Word for word, set down the records and skip each picture.
## BEGIN
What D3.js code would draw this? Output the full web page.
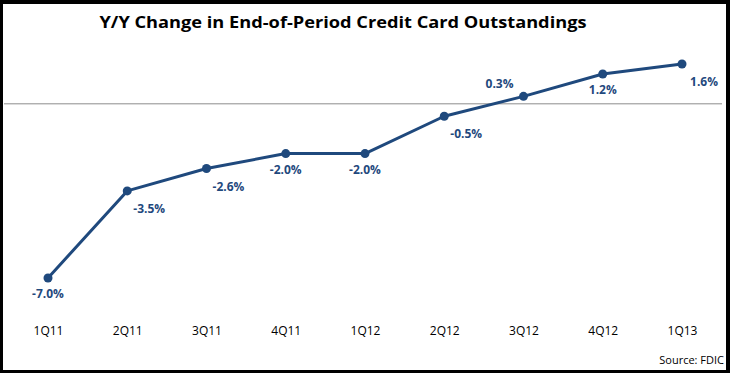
<!DOCTYPE html>
<html>
<head>
<meta charset="utf-8">
<script src="https://cdn.jsdelivr.net/npm/d3@7"></script>
<style>
  body { margin: 0; background: #fff; }
  svg { display: block; font-family: "Open Sans", "DejaVu Sans", sans-serif; }
</style>
</head>
<body>
<div id="chart"></div>
<script>
// data
var quarters = ["1Q11", "2Q11", "3Q11", "4Q11", "1Q12", "2Q12", "3Q12", "4Q12", "1Q13"];
var yoyChange = [-7.0, -3.5, -2.6, -2.0, -2.0, -0.5, 0.3, 1.2, 1.6];
// where each value label sits relative to its point
var labelPos = ["below", "belowRight", "belowRight", "below", "below", "belowRight", "aboveLeft", "below", "belowRight"];

var W = 730, H = 373;
var margin = {top: 64, right: 48, bottom: 95, left: 48},
    width = W - margin.left - margin.right,
    height = H - margin.top - margin.bottom;

var svg = d3.select("#chart")
  .append("svg")
    .attr("width", W)
    .attr("height", H);

// frame
svg.append("rect")
  .attr("x", 0).attr("y", 0).attr("width", W).attr("height", H)
  .attr("fill", "#000");
svg.append("rect")
  .attr("x", 3).attr("y", 4).attr("width", W - 7).attr("height", H - 7)
  .attr("fill", "#fff");

// title
svg.append("text")
  .attr("x", 343).attr("y", 28)
  .attr("text-anchor", "middle")
  .style("font-size", "16px")
  .style("font-weight", "bold")
  .attr("textLength", 487)
  .attr("lengthAdjust", "spacingAndGlyphs")
  .text("Y/Y Change in End-of-Period Credit Card Outstandings");

var g = svg.append("g")
  .attr("transform", `translate(${margin.left}, ${margin.top})`);

var x = d3.scalePoint()
  .domain(quarters)
  .range([0, 634]);

var y = d3.scaleLinear()
  .domain([-7, 1.6])
  .range([214, 0]);

// zero line
g.append("line")
  .attr("x1", 4 - margin.left).attr("x2", 722 - margin.left)
  .attr("y1", y(0)).attr("y2", y(0))
  .attr("stroke", "#8c8c8c")
  .attr("stroke-width", 1);

// category labels
var xAxis = g.append("g")
  .attr("transform", `translate(0, 214)`)
  .call(d3.axisBottom(x).tickSize(0).tickPadding(48));
xAxis.select(".domain").remove();
xAxis.selectAll("text")
  .style("font-size", "12px")
  .style("font-family", "\"Open Sans\", sans-serif")
  .attr("fill", "#000");

var lineColor = "#1f497d";

var line = d3.line()
  .x((d, i) => x(quarters[i]))
  .y(d => y(d));

g.append("path")
  .datum(yoyChange)
  .attr("d", line)
  .attr("fill", "none")
  .attr("stroke", lineColor)
  .attr("stroke-width", 3)
  .attr("stroke-linejoin", "round");

g.selectAll("circle.pt")
  .data(yoyChange)
  .join("circle")
    .attr("class", "pt")
    .attr("cx", (d, i) => x(quarters[i]))
    .attr("cy", d => y(d))
    .attr("r", 4.5)
    .attr("fill", lineColor);

var offsets = {
  below: [0, 20],
  belowRight: [22, 22],
  aboveLeft: [-24, -8]
};

g.selectAll("text.lbl")
  .data(yoyChange)
  .join("text")
    .attr("class", "lbl")
    .attr("x", (d, i) => x(quarters[i]) + offsets[labelPos[i]][0])
    .attr("y", (d, i) => y(d) + offsets[labelPos[i]][1])
    .attr("text-anchor", "middle")
    .attr("fill", lineColor)
    .style("font-size", "12px")
    .style("font-weight", "bold")
    .text(d => d.toFixed(1) + "%");

// source
svg.append("text")
  .attr("x", 724).attr("y", 364)
  .attr("text-anchor", "end")
  .style("font-size", "11px")
  .text("Source: FDIC");
</script>
</body>
</html>
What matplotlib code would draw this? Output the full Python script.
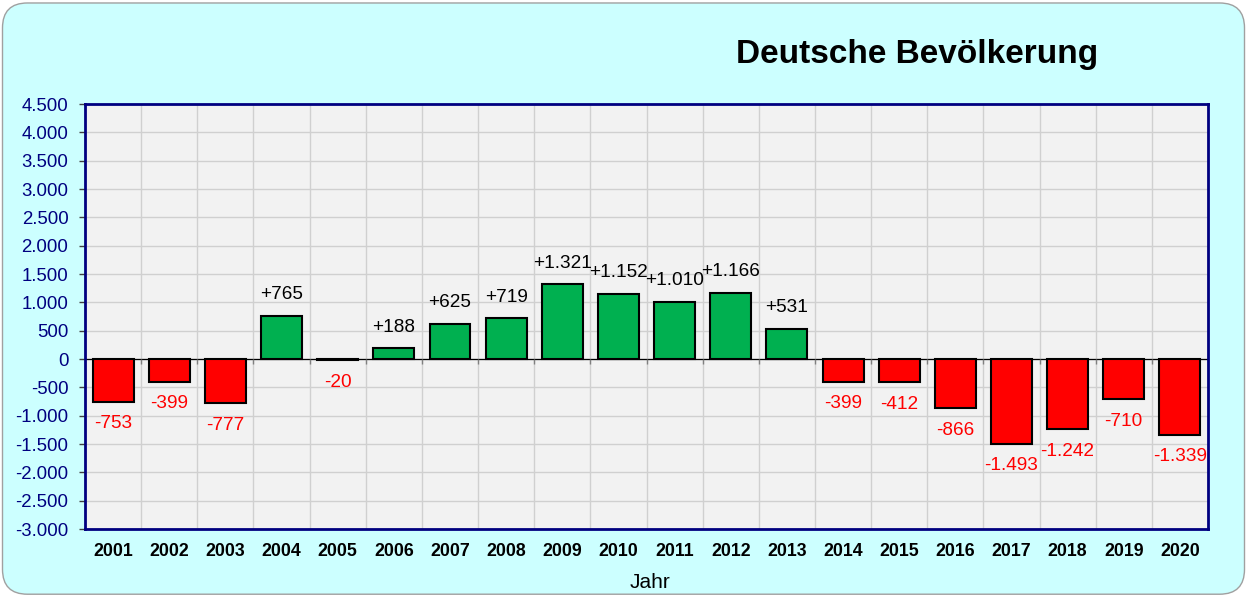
## END
Answer in full.
What D3.js code would draw this? Output the full web page.
<!DOCTYPE html>
<html>
<head>
<meta charset="utf-8">
<script src="https://cdn.jsdelivr.net/npm/d3@7"></script>
<style>
  body { margin: 0; background: #fff; }
  svg { display: block; font-family: "Open Sans", "DejaVu Sans", sans-serif; }
</style>
</head>
<body>
<div id="chart"></div>
<script>
// data
var quarters = ["1Q11", "2Q11", "3Q11", "4Q11", "1Q12", "2Q12", "3Q12", "4Q12", "1Q13"];
var yoyChange = [-7.0, -3.5, -2.6, -2.0, -2.0, -0.5, 0.3, 1.2, 1.6];
// where each value label sits relative to its point
var labelPos = ["below", "belowRight", "belowRight", "below", "below", "belowRight", "aboveLeft", "below", "belowRight"];

var W = 730, H = 373;
var margin = {top: 64, right: 48, bottom: 95, left: 48},
    width = W - margin.left - margin.right,
    height = H - margin.top - margin.bottom;

var svg = d3.select("#chart")
  .append("svg")
    .attr("width", W)
    .attr("height", H);

// frame
svg.append("rect")
  .attr("x", 0).attr("y", 0).attr("width", W).attr("height", H)
  .attr("fill", "#000");
svg.append("rect")
  .attr("x", 3).attr("y", 4).attr("width", W - 7).attr("height", H - 7)
  .attr("fill", "#fff");

// title
svg.append("text")
  .attr("x", 343).attr("y", 28)
  .attr("text-anchor", "middle")
  .style("font-size", "16px")
  .style("font-weight", "bold")
  .attr("textLength", 487)
  .attr("lengthAdjust", "spacingAndGlyphs")
  .text("Y/Y Change in End-of-Period Credit Card Outstandings");

var g = svg.append("g")
  .attr("transform", `translate(${margin.left}, ${margin.top})`);

var x = d3.scalePoint()
  .domain(quarters)
  .range([0, 634]);

var y = d3.scaleLinear()
  .domain([-7, 1.6])
  .range([214, 0]);

// zero line
g.append("line")
  .attr("x1", 4 - margin.left).attr("x2", 722 - margin.left)
  .attr("y1", y(0)).attr("y2", y(0))
  .attr("stroke", "#8c8c8c")
  .attr("stroke-width", 1);

// category labels
var xAxis = g.append("g")
  .attr("transform", `translate(0, 214)`)
  .call(d3.axisBottom(x).tickSize(0).tickPadding(48));
xAxis.select(".domain").remove();
xAxis.selectAll("text")
  .style("font-size", "12px")
  .style("font-family", "\"Open Sans\", sans-serif")
  .attr("fill", "#000");

var lineColor = "#1f497d";

var line = d3.line()
  .x((d, i) => x(quarters[i]))
  .y(d => y(d));

g.append("path")
  .datum(yoyChange)
  .attr("d", line)
  .attr("fill", "none")
  .attr("stroke", lineColor)
  .attr("stroke-width", 3)
  .attr("stroke-linejoin", "round");

g.selectAll("circle.pt")
  .data(yoyChange)
  .join("circle")
    .attr("class", "pt")
    .attr("cx", (d, i) => x(quarters[i]))
    .attr("cy", d => y(d))
    .attr("r", 4.5)
    .attr("fill", lineColor);

var offsets = {
  below: [0, 20],
  belowRight: [22, 22],
  aboveLeft: [-24, -8]
};

g.selectAll("text.lbl")
  .data(yoyChange)
  .join("text")
    .attr("class", "lbl")
    .attr("x", (d, i) => x(quarters[i]) + offsets[labelPos[i]][0])
    .attr("y", (d, i) => y(d) + offsets[labelPos[i]][1])
    .attr("text-anchor", "middle")
    .attr("fill", lineColor)
    .style("font-size", "12px")
    .style("font-weight", "bold")
    .text(d => d.toFixed(1) + "%");

// source
svg.append("text")
  .attr("x", 724).attr("y", 364)
  .attr("text-anchor", "end")
  .style("font-size", "11px")
  .text("Source: FDIC");
</script>
</body>
</html>
What matplotlib code would draw this? Output the full Python script.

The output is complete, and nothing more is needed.